See coached the 2016 team, who was ranked No. 15 in the final USA Today coaches poll, to 44 wins, the ACC championship and a top-eight national seed under first-year Head Coach Monte Lee. A major key was Clemson’s 14 one-run wins and 5-1 record in extra-inning games. Krall, a first-team All-American, led the pitching staff, as he became the first Tiger in history to lead the team outright in wins (10) and saves (5) in a season. He was 10-2 with an ACC-best 1.67 ERA in 80.2 innings pitched over 29 appearances (three starts). For his efforts, he was named one of the top-11 assistant coaches in the nation after the season by D1Baseball. He was also rated tied for the 29th-best recruiter in the nation by D1Baseball prior to the 2017 season.
In 2014 and 2015, See led the Blue Devils to their best-two ERA marks since the advent of the aluminum bat. Despite his top-two starters suffering injuries in 2015, the staff had a 3.29 ERA, while his 2014 staff had a 3.14 ERA, the program’s best mark since 1971 and its first sub-4.00 ERA since 1993.
The 2015 Blue Devil staff featured Michael Matuella, one of the best righthanders in the nation who was drafted in the third round. Duke had 441 strikeouts, third most in school history. In 2014, Duke totaled a school-record 501 strikeouts thanks in large part to Matuella and Drew Van Orden, who was drafted in the fifth round.
From 2007-12, See served as pitching coach and recruiting coordinator at his alma mater, Ohio. During his final three seasons with the Bobcat program, he served as associate head coach. His 2008 and 2010 recruiting classes earned honorable mention honors by Collegiate Baseball.
In 2005 and 2006, See was an assistant coach and recruiting coordinator at Appalachian State under Head Coach Chris Pollard after serving one season as an assistant coach at UNC Greensboro in 2004, when he coached future major leaguer Danny Valencia. In the summer of 2005, he also was the head coach of the Southern Ohio Copperheads.
See started his coaching career as a student assistant coach (2002) and graduate assistant coach (2003) at Ohio. The 2003 Bobcat squad had a 35-23 record. See coached future major leaguers Adam Fox, Marc Krauss and Adam Russell during his two stints at Ohio.

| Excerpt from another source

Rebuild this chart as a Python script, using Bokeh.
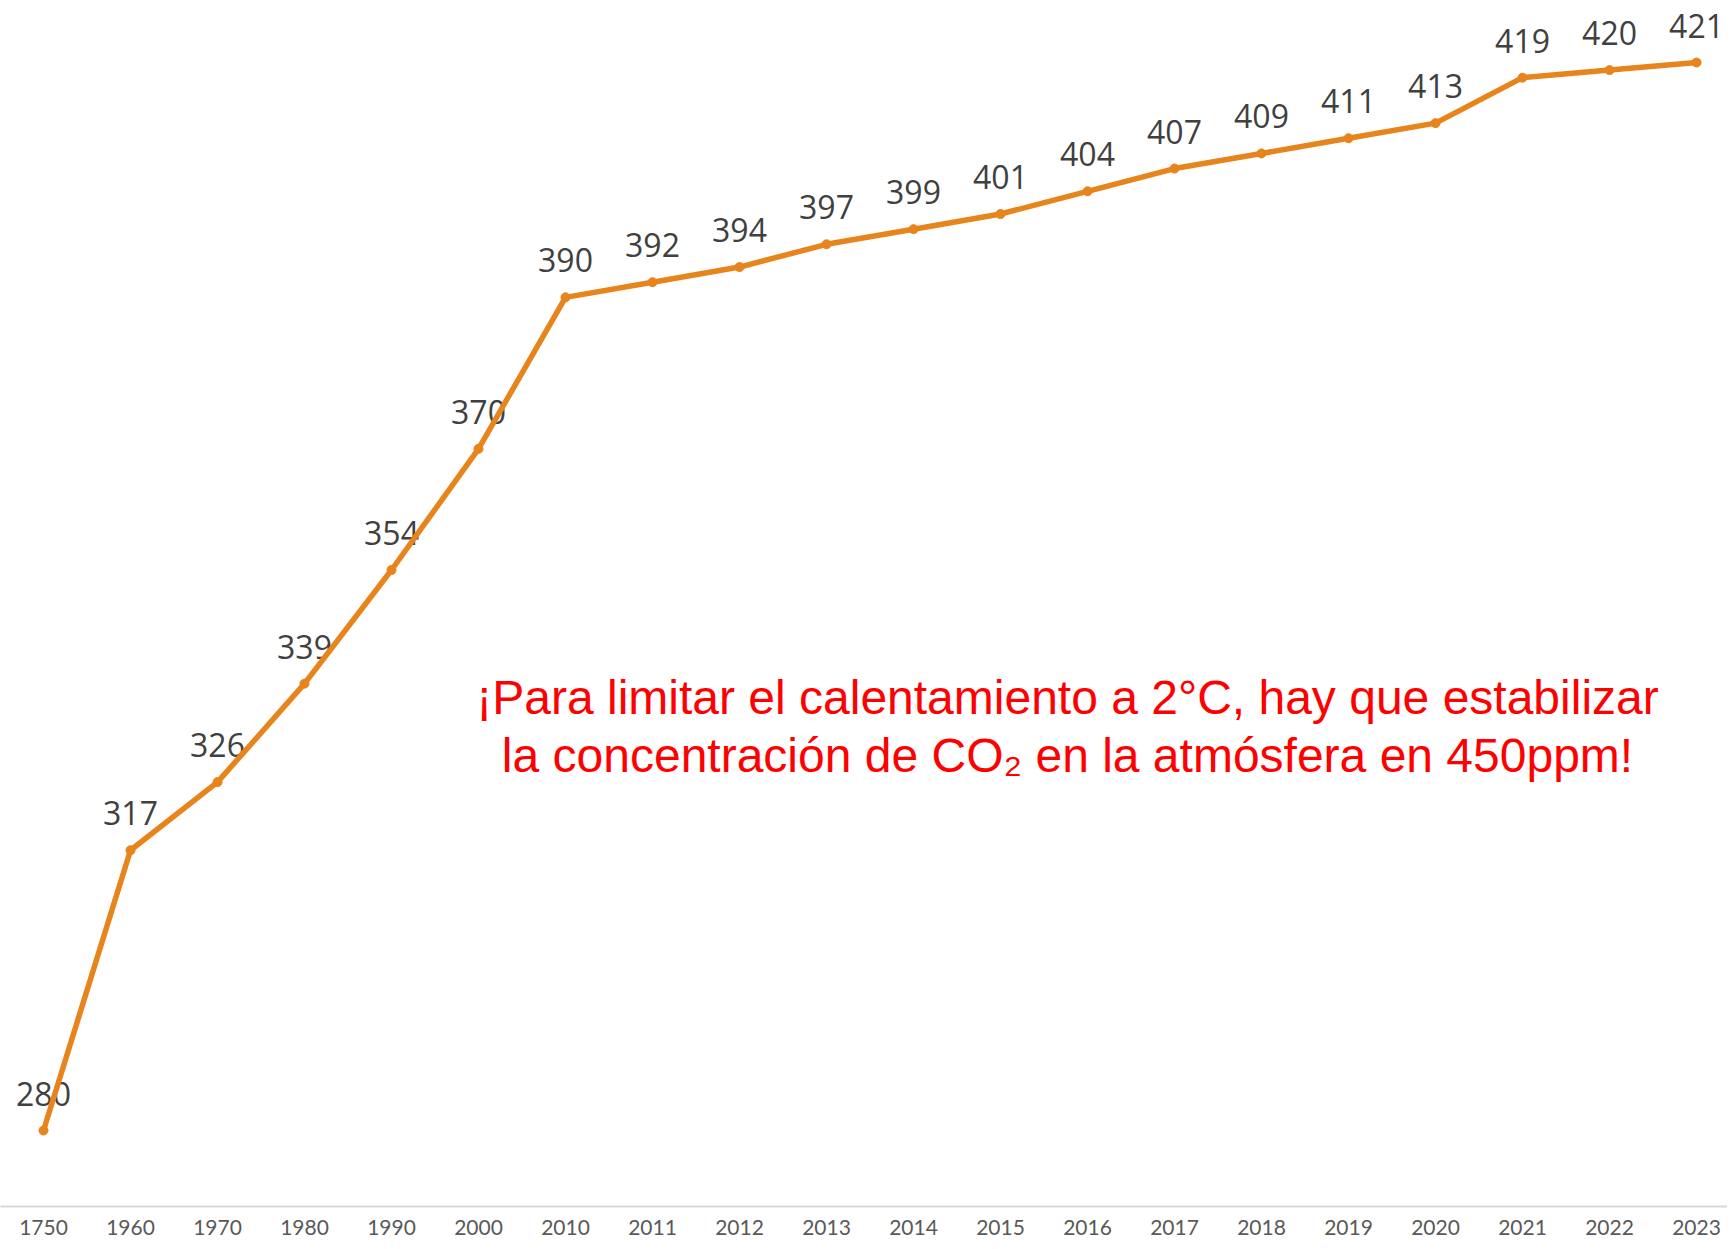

See played three seasons at Ohio from 1999-01 after transferring from Georgia following his freshman campaign in 1998. In addition to playing center field and first base at Ohio, he was a starting pitcher in the weekend rotation for two years and served as the Bobcat closer as a senior.
See had a .350 career batting average with 33 home runs and 116 RBIs, while posting a 13-12 record with 125 strikeouts on the mound. He earned All-Mideast Region and First-Team All-MAC honors as a senior after leading the Bobcats with 17 homers, tied for third most in Ohio history, and a then-school-record 70 RBIs. He finished his career second in Bobcast history with a .647 career slugging percentage and was seventh in career home runs.

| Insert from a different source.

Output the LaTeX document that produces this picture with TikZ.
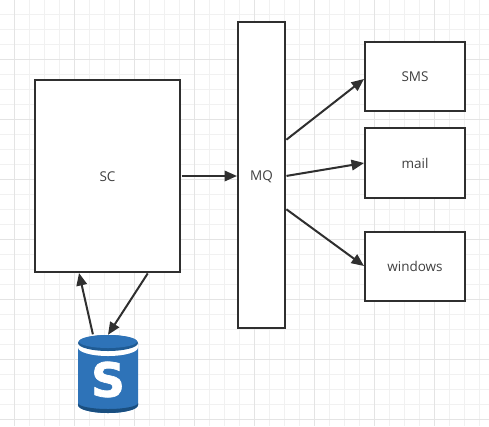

A native of Adrian, Mich., See played professionally for the Chillicothe Paints in the Frontier (Independent) League for three years (2001-03). During his final season, he led the team with eight saves while also serving as the team’s bullpen coach.
See and his wife, Shauna, have a daughter, Vail. He graduated from Ohio in 2002 with a bachelor’s degree in sport industry and earned a master’s degree in coaching education from Ohio in 2003. See was born Jan. 20, 1979 in Cumberland, Md.